В каждом из обозначенных горизонтов пространственной ориентации мы практикуем определенные способы удостоверения в истинности чего-либо. Имея некий предмет в “поле зрения” и сомневаясь относительно каких-то его деталей (например, если это дверь, то плотно ли она закрыта, или приоткрыта), мы можем присмотреться внимательнее, вглядеться и, таким образом, достичь новой зрительной очевидности по отношению к данному предмету. В горизонте, заданном зрительным восприятием, у нас “под рукой” только один способ удостоверения, но мы обретаем дополнительные возможности достижения зрительных очевидностей, расширяя соответствующий перцептивный горизонт за счет использования инструментов. Например, мы можем посмотреть на дверь в бинокль.
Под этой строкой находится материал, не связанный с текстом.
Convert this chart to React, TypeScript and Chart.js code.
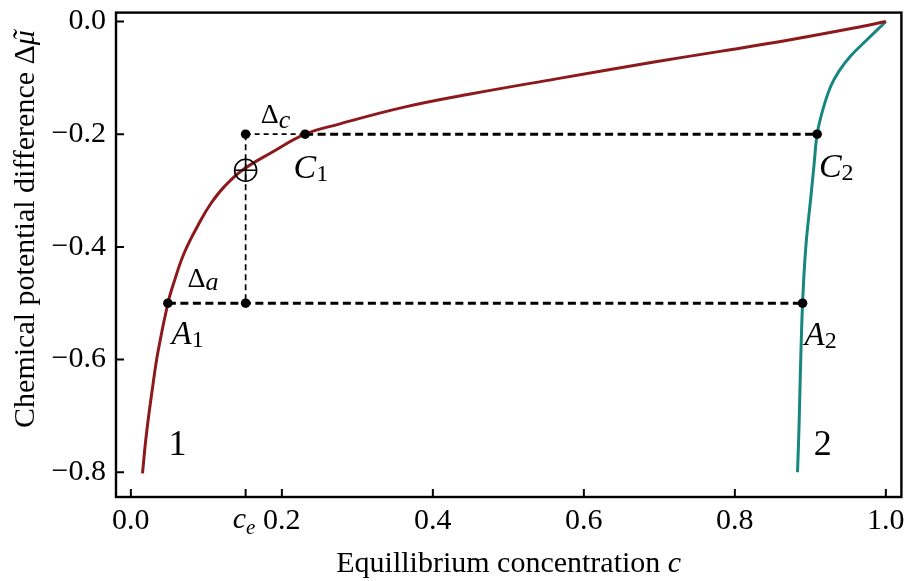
import { useEffect, useRef } from 'react';
import { Chart, registerables } from 'chart.js';

Chart.register(...registerables);

// Branch 1 (dark red): equilibrium concentration vs chemical potential difference
const branch1C = [0.0154, 0.0206, 0.0293, 0.0359, 0.049, 0.0556, 0.0709, 0.0929, 0.106, 0.1235, 0.1475, 0.187, 0.2308, 0.2745, 0.362, 0.4496, 0.5635, 0.695, 0.7825, 0.87, 0.9576, 1.0];
const branch1Mu = [-0.802, -0.732, -0.644, -0.586, -0.5, -0.469, -0.41, -0.352, -0.323, -0.2935, -0.264, -0.232, -0.2, -0.1825, -0.152, -0.1287, -0.1018, -0.0714, -0.0526, -0.0333, -0.0117, 0.0];

// Branch 2 (teal)
const branch2C = [0.883, 0.885, 0.8866, 0.8897, 0.894, 0.9007, 0.905, 0.909, 0.916, 0.927, 0.938, 0.953, 0.975, 1.0];
const branch2Mu = [-0.8, -0.72, -0.633, -0.5, -0.4, -0.311, -0.2526, -0.2, -0.159, -0.115, -0.088, -0.0616, -0.0324, 0.0];

// Construction points
const cE = 0.152;
const levelC = -0.2;
const levelA = -0.5;
const c1 = 0.2308;
const c2 = 0.909;
const a1 = 0.049;
const a2 = 0.8897;
const muE = -0.264;

// Axis ticks
const xTickValues = [0, cE, 0.2, 0.4, 0.6, 0.8, 1.0];
const yTickValues = [-0.8, -0.6, -0.4, -0.2, 0];

const SERIF = '"Liberation Serif", "Times New Roman", serif';
const RED = '#8c1a1c';
const TEAL = '#17867f';

type Run = { t: string; size: number; italic?: boolean; dy?: number };
type Note = { x: number; y: number; runs: Run[] };

// Point labels anchored at their baseline-left corner in data coordinates
const notes: Note[] = [
  { x: 0.1721, y: -0.1807, runs: [{ t: 'Δ', size: 28 }, { t: 'c', size: 26, italic: true, dy: 5 }] },
  { x: 0.2154, y: -0.2772, runs: [{ t: 'C', size: 34, italic: true }, { t: '1', size: 24, dy: 3 }] },
  { x: 0.9113, y: -0.2754, runs: [{ t: 'C', size: 34, italic: true }, { t: '2', size: 24, dy: 3 }] },
  { x: 0.0539, y: -0.5719, runs: [{ t: 'A', size: 33, italic: true }, { t: '1', size: 24, dy: 3 }] },
  { x: 0.8923, y: -0.5737, runs: [{ t: 'A', size: 33, italic: true }, { t: '2', size: 24, dy: 3 }] },
  { x: 0.0749, y: -0.4719, runs: [{ t: 'Δ', size: 28 }, { t: 'a', size: 26, italic: true, dy: 3 }] },
  { x: 0.0499, y: -0.7702, runs: [{ t: '1', size: 36 }] },
  { x: 0.9046, y: -0.7702, runs: [{ t: '2', size: 36 }] },
];

function fontOf(r: Run) {
  return `${r.italic ? 'italic ' : ''}${r.size}px ${SERIF}`;
}

function runsWidth(ctx: CanvasRenderingContext2D, runs: Run[]) {
  let w = 0;
  for (const r of runs) {
    ctx.font = fontOf(r);
    w += ctx.measureText(r.t).width;
  }
  return w;
}

function drawRuns(ctx: CanvasRenderingContext2D, x: number, y: number, runs: Run[]) {
  let cx = x;
  for (const r of runs) {
    ctx.font = fontOf(r);
    ctx.fillText(r.t, cx, y + (r.dy ?? 0));
    cx += ctx.measureText(r.t).width;
  }
  return cx;
}

const framePlugin = {
  id: 'frameAndNotes',
  afterDraw(chart: any) {
    const { ctx, chartArea } = chart;
    const { left, right, top, bottom } = chartArea;
    const xs = chart.scales.x;
    const ys = chart.scales.y;
    ctx.save();
    ctx.strokeStyle = '#000';
    ctx.fillStyle = '#000';

    // frame
    ctx.lineWidth = 2.4;
    ctx.strokeRect(left, top, right - left, bottom - top);

    // inward tick marks on the bottom and left edges
    ctx.lineWidth = 2;
    ctx.beginPath();
    for (const v of xTickValues) {
      const px = xs.getPixelForValue(v);
      ctx.moveTo(px, bottom);
      ctx.lineTo(px, bottom - 8);
    }
    for (const v of yTickValues) {
      const py = ys.getPixelForValue(v);
      ctx.moveTo(left, py);
      ctx.lineTo(left + 8, py);
    }
    ctx.stroke();

    ctx.textAlign = 'left';
    ctx.textBaseline = 'alphabetic';

    // c_e tick label
    const ceX = xs.getPixelForValue(cE);
    drawRuns(ctx, ceX - 13, bottom + 31, [
      { t: 'c', size: 30, italic: true },
      { t: 'e', size: 21, italic: true, dy: 6 },
    ]);

    // point and branch labels
    for (const n of notes) {
      drawRuns(ctx, xs.getPixelForValue(n.x), ys.getPixelForValue(n.y), n.runs);
    }

    // x-axis title
    const xTitle: Run[] = [
      { t: 'Equillibrium concentration ', size: 30 },
      { t: 'c', size: 30, italic: true },
    ];
    const xw = runsWidth(ctx, xTitle);
    drawRuns(ctx, (left + right) / 2 - xw / 2, 572, xTitle);

    // y-axis title, with a tilde set over the italic mu
    const yHead: Run[] = [{ t: 'Chemical potential difference Δ', size: 30 }];
    const mu: Run = { t: 'μ', size: 30, italic: true };
    const yw = runsWidth(ctx, yHead) + runsWidth(ctx, [mu]);
    ctx.translate(34, 229);
    ctx.rotate(-Math.PI / 2);
    const muX = drawRuns(ctx, -yw / 2, 0, yHead);
    ctx.font = fontOf(mu);
    const muW = ctx.measureText('μ').width;
    ctx.fillText('μ', muX, 0);
    ctx.textAlign = 'center';
    ctx.fillText('\u02DC', muX + muW * 0.62, -1);

    ctx.restore();
  },
};

const fmtTick = (v: number) => (Math.abs(v) < 1e-9 ? '0.0' : v.toFixed(1).replace('-', '\u2212'));

export default function App() {
  const ref = useRef<HTMLCanvasElement | null>(null);

  useEffect(() => {
    if (!ref.current) return;
    const line = (xs: number[], ys: number[]) => xs.map((x, i) => ({ x, y: ys[i] }));

    const chart = new Chart(ref.current, {
      type: 'scatter',
      data: {
        datasets: [
          {
            label: 'points',
            data: [
              { x: cE, y: levelC },
              { x: c1, y: levelC },
              { x: c2, y: levelC },
              { x: a1, y: levelA },
              { x: cE, y: levelA },
              { x: a2, y: levelA },
            ],
            pointRadius: 4.8,
            pointBackgroundColor: '#000',
            pointBorderWidth: 0,
            showLine: false,
            order: 0,
          },
          {
            label: 'equilibrium circle',
            data: [{ x: cE, y: muE }],
            pointStyle: 'circle',
            pointRadius: 11,
            pointBackgroundColor: 'rgba(0,0,0,0)',
            pointBorderColor: '#000',
            pointBorderWidth: 1.6,
            showLine: false,
            order: 1,
          },
          {
            label: 'equilibrium cross',
            data: [{ x: cE, y: muE }],
            pointStyle: 'cross',
            pointRadius: 11,
            pointBorderColor: '#000',
            pointBorderWidth: 1.6,
            showLine: false,
            order: 1,
          },
          {
            label: 'branch 1',
            data: line(branch1C, branch1Mu),
            showLine: true,
            borderColor: RED,
            borderWidth: 3,
            pointRadius: 0,
            tension: 0.4,
            order: 2,
          },
          {
            label: 'branch 2',
            data: line(branch2C, branch2Mu),
            showLine: true,
            borderColor: TEAL,
            borderWidth: 3,
            pointRadius: 0,
            tension: 0.4,
            order: 2,
          },
          {
            label: 'C level fine',
            data: [{ x: cE, y: levelC }, { x: c1, y: levelC }],
            showLine: true,
            borderColor: '#000',
            borderWidth: 1.7,
            borderDash: [5, 4],
            pointRadius: 0,
            order: 3,
          },
          {
            label: 'C level',
            data: [{ x: c1, y: levelC }, { x: c2, y: levelC }],
            showLine: true,
            borderColor: '#000',
            borderWidth: 3,
            borderDash: [8, 4.5],
            pointRadius: 0,
            order: 3,
          },
          {
            label: 'A level',
            data: [{ x: a1, y: levelA }, { x: a2, y: levelA }],
            showLine: true,
            borderColor: '#000',
            borderWidth: 3,
            borderDash: [8, 4.5],
            pointRadius: 0,
            order: 3,
          },
          {
            label: 'c_e vertical',
            data: [{ x: cE, y: levelC }, { x: cE, y: levelA }],
            showLine: true,
            borderColor: '#000',
            borderWidth: 1.7,
            borderDash: [6, 4],
            pointRadius: 0,
            order: 3,
          },
        ],
      },
      options: {
        animation: false,
        responsive: false,
        maintainAspectRatio: false,
        layout: { padding: { left: 0, top: 7, right: 6, bottom: 0 } },
        plugins: {
          legend: { display: false },
          tooltip: { enabled: false },
        },
        scales: {
          x: {
            type: 'linear',
            min: -0.0197,
            max: 1.0206,
            grid: { display: false, drawTicks: false },
            border: { display: false },
            afterBuildTicks: (s: any) => {
              s.ticks = xTickValues.map((v) => ({ value: v }));
            },
            afterFit: (s: any) => {
              s.height = 84;
              s.paddingLeft = 0;
              s.paddingRight = 0;
            },
            ticks: {
              autoSkip: false,
              maxRotation: 0,
              padding: 6,
              color: '#000',
              font: { family: SERIF, size: 30 },
              callback: (v: any) => (Math.abs(Number(v) - cE) < 1e-9 ? '' : Number(v).toFixed(1)),
            },
          },
          y: {
            type: 'linear',
            min: -0.8439,
            max: 0.0158,
            grid: { display: false, drawTicks: false },
            border: { display: false },
            afterBuildTicks: (s: any) => {
              s.ticks = yTickValues.map((v) => ({ value: v }));
            },
            afterFit: (s: any) => {
              s.width = 116;
              s.paddingTop = 0;
              s.paddingBottom = 0;
            },
            ticks: {
              autoSkip: false,
              padding: 10,
              color: '#000',
              font: { family: SERIF, size: 30 },
              callback: (v: any) => fmtTick(Number(v)),
            },
          },
        },
      },
      plugins: [framePlugin],
    });
    return () => chart.destroy();
  }, []);

  return (
    <div style={{ position: 'fixed', left: 0, top: 0, width: 914, height: 581, background: '#fff' }}>
      <canvas ref={ref} width={914} height={581} style={{ width: 914, height: 581, display: 'block' }} />
    </div>
  );
}
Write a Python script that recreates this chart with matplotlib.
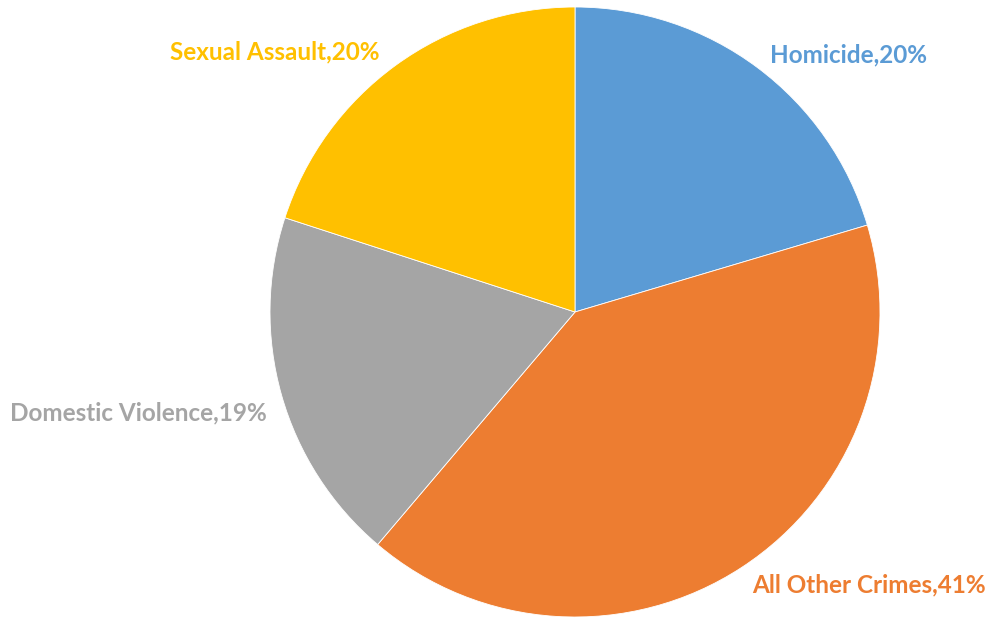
import matplotlib.pyplot as plt

# Share of cases by crime type
categories = ["Homicide", "All Other Crimes", "Domestic Violence", "Sexual Assault"]
shares = [20.4, 40.8, 18.8, 20.0]
pct_labels = ["20%", "41%", "19%", "20%"]
colors = ["#5B9BD5", "#ED7D31", "#A5A5A5", "#FFC000"]

W, H = 995, 622
fig = plt.figure(figsize=(W / 100, H / 100), dpi=100)
ax = fig.add_axes([0, 0, 1, 1])

ax.pie(shares, colors=colors, startangle=90, counterclock=False,
       center=(575, H - 312), radius=305,
       wedgeprops=dict(linewidth=0.6, edgecolor="white"))

# pie() resets the limits, so set them afterwards (pixel units)
ax.set_xlim(0, W)
ax.set_ylim(0, H)
ax.set_aspect("equal")
ax.axis("off")

# label anchors (left edge, vertical centre), in pixels from top-left
label_pos = [(770, 55), (752, 585), (10, 413), (170, 52)]
for name, pct, col, (x, y) in zip(categories, pct_labels, colors, label_pos):
    ax.text(x, H - y, f"{name},{pct}", color=col, fontsize=17.5,
            fontweight="bold", family="Lato", ha="left", va="center")

fig.savefig("out.png", dpi=100)
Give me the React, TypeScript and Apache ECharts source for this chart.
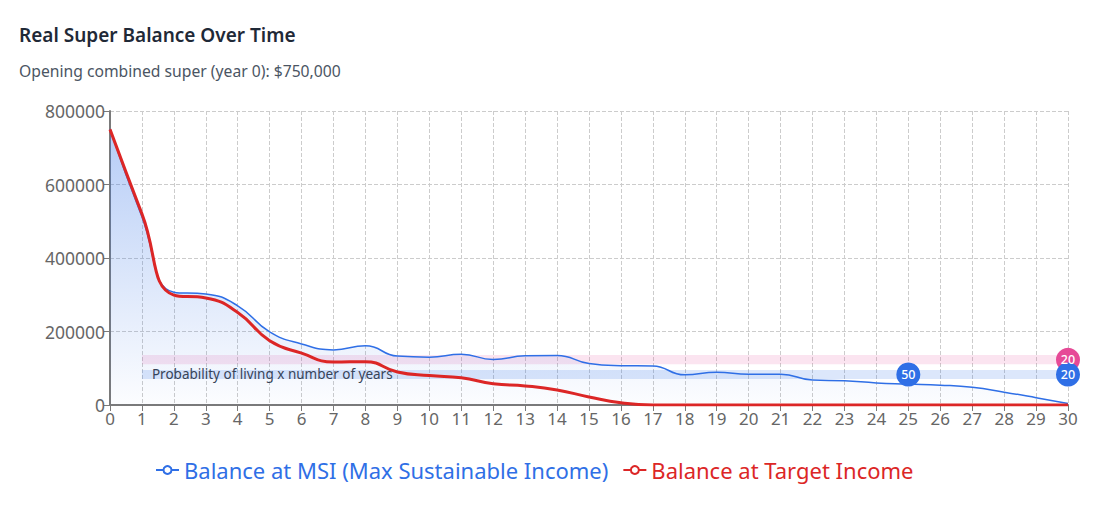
import { useEffect, useRef } from "react";
import * as echarts from "echarts";

const years = Array.from({ length: 31 }, (_, i) => String(i));

const msiBalance = [
  750000, 512000, 307000, 302000, 270000, 199000, 166000, 150000, 161000, 133000,
  130000, 138000, 124000, 134000, 135000, 113000, 107000, 106000, 82000, 89000,
  84000, 84000, 68000, 66000, 60000, 57000, 54000, 48000, 35000, 20000, 4000
];

const targetBalance = [
  750000, 520000, 299000, 291000, 252000, 175000, 141000, 117000, 118000, 90000,
  80000, 74000, 58000, 52000, 41000, 22000, 6000, 0, 0, 0,
  0, 0, 0, 0, 0, 0, 0, 0, 0, 0, 0
];

// probability bands: [from year, to year, low, high]
const targetBand = ["1", "30", 111000, 136000];
const msiBand = ["1", "30", 71000, 95000];

// survival markers: [year, value, label]
const targetMarkers = [["30", 123000, "20"]];
const msiMarkers = [
  ["25", 83000, "50"],
  ["30", 83000, "20"]
];

const blue = "#2f6fe6";
const red = "#dc2626";
const pink = "#e64a97";
const font = "'Noto Sans', sans-serif";

export default function App() {
  const ref = useRef<HTMLDivElement | null>(null);

  useEffect(() => {
    if (!ref.current) {
      return;
    }
    const instance = echarts.init(ref.current, null, { renderer: "svg" });

    instance.setOption({
      animation: false,
      textStyle: { fontFamily: font },
      title: [
        {
          text: "Real Super Balance Over Time",
          left: 14,
          top: 20,
          textStyle: { fontSize: 19, fontWeight: 600, color: "#1f2937", fontFamily: font }
        },
        {
          text: "Opening combined super (year 0): $750,000",
          left: 14,
          top: 58,
          textStyle: { fontSize: 15.7, fontWeight: 400, color: "#4b5563", fontFamily: font }
        }
      ],
      grid: { left: 110, right: 48, top: 111, bottom: 120 },
      legend: {
        left: 150,
        top: 454,
        itemWidth: 23,
        itemHeight: 10,
        itemGap: 14,
        data: [
          { name: "Balance at MSI (Max Sustainable Income)", textStyle: { color: blue } },
          { name: "Balance at Target Income", textStyle: { color: red } }
        ],
        textStyle: { fontSize: 22, fontFamily: font }
      },
      xAxis: {
        type: "category",
        data: years,
        boundaryGap: false,
        axisLine: { lineStyle: { color: "#7a7a7a", width: 2 } },
        axisTick: { show: true, length: 6, lineStyle: { color: "#7a7a7a" } },
        axisLabel: { color: "#666", fontSize: 17, margin: 5 },
        splitLine: { show: true, lineStyle: { color: "#cccccc", type: "dashed" } }
      },
      yAxis: {
        type: "value",
        min: 0,
        max: 800000,
        interval: 200000,
        axisLine: { show: true, lineStyle: { color: "#7a7a7a", width: 2 } },
        axisTick: { show: true, length: 6, lineStyle: { color: "#7a7a7a" } },
        axisLabel: { color: "#666", fontSize: 17.5, margin: 5, formatter: (v: number) => String(v) },
        splitLine: { lineStyle: { color: "#cccccc", type: "dashed" } }
      },
      series: [
        {
          name: "Balance at MSI (Max Sustainable Income)",
          type: "line",
          data: msiBalance,
          smooth: true,
          showSymbol: false,
          symbol: "emptyCircle",
          itemStyle: { color: blue },
          lineStyle: { color: blue, width: 1.5 },
          areaStyle: {
            color: new echarts.graphic.LinearGradient(0, 0, 0, 1, [
              { offset: 0, color: "rgba(47,111,230,0.5)" },
              { offset: 1, color: "rgba(47,111,230,0.02)" }
            ])
          },
          z: 2
        },
        {
          name: "Balance at Target Income",
          type: "line",
          data: targetBalance,
          smooth: true,
          showSymbol: false,
          symbol: "emptyCircle",
          itemStyle: { color: red },
          lineStyle: { color: red, width: 3 },
          z: 3
        },
        {
          name: "bands",
          type: "line",
          data: [],
          z: 4,
          markArea: {
            silent: true,
            data: [
              [
                {
                  xAxis: targetBand[0],
                  yAxis: targetBand[2],
                  itemStyle: { color: "rgba(230,74,151,0.15)" }
                },
                { xAxis: targetBand[1], yAxis: targetBand[3] }
              ],
              [
                {
                  xAxis: msiBand[0],
                  yAxis: msiBand[2],
                  itemStyle: { color: "rgba(47,111,230,0.17)" },
                  label: {
                    show: true,
                    position: "insideLeft",
                    distance: 10,
                    formatter: "Probability of living x number of years",
                    color: "#374151",
                    fontSize: 13.5,
                    fontFamily: font
                  }
                },
                { xAxis: msiBand[1], yAxis: msiBand[3] }
              ]
            ]
          },
          markPoint: {
            symbol: "circle",
            symbolSize: 24,
            label: { color: "#fff", fontSize: 12.5, fontWeight: 500, fontFamily: font },
            data: [
              ...targetMarkers.map(([x, y, v]) => ({
                coord: [x, y],
                value: v,
                itemStyle: { color: pink }
              })),
              ...msiMarkers.map(([x, y, v]) => ({
                coord: [x, y],
                value: v,
                itemStyle: { color: blue }
              }))
            ]
          }
        }
      ]
    });

    return () => {
      instance.dispose();
    };
  }, []);

  return (
    <div style={{ position: "relative", width: 1116, height: 525, background: "#f2f2f2", margin: -8 }}>
      <div
        style={{
          position: "absolute",
          left: 1,
          top: 1,
          width: 1111,
          height: 519,
          background: "#fff",
          border: "1px solid #e5e7eb",
          borderRadius: 10
        }}
      />
      <div ref={ref} style={{ position: "absolute", left: 0, top: 0, width: 1116, height: 525 }} />
    </div>
  );
}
Этот метод относится к числу практикуемых для данного типа объектов удостоверения; более того, если с помощью самого совершенного из оптических приборов оказывается возможным увидеть что-то такое в предмете, что опровергает прежде достигнутые очевидности, связанные с его актуальной данностью, то, пожалуй, именно очевидности второго типа, достигнутые инструментально, будут полагаться для данной ситуации предельными – если только “под рукой” (и в ближайшей перспективе, пока еще значима интенция удостоверения) нет более совершенного в “инструментальном” (приближающем к объекту) смысле прибора. Однако такое “предпочтение” инструментальных очевидностей – скорее привычка, нежели практика, согласуемая с какими-либо критериями, или, иначе говоря, критерии такого предпочтения индуктивные: часто применение инструментов приводило к результату, недоступному без их использования.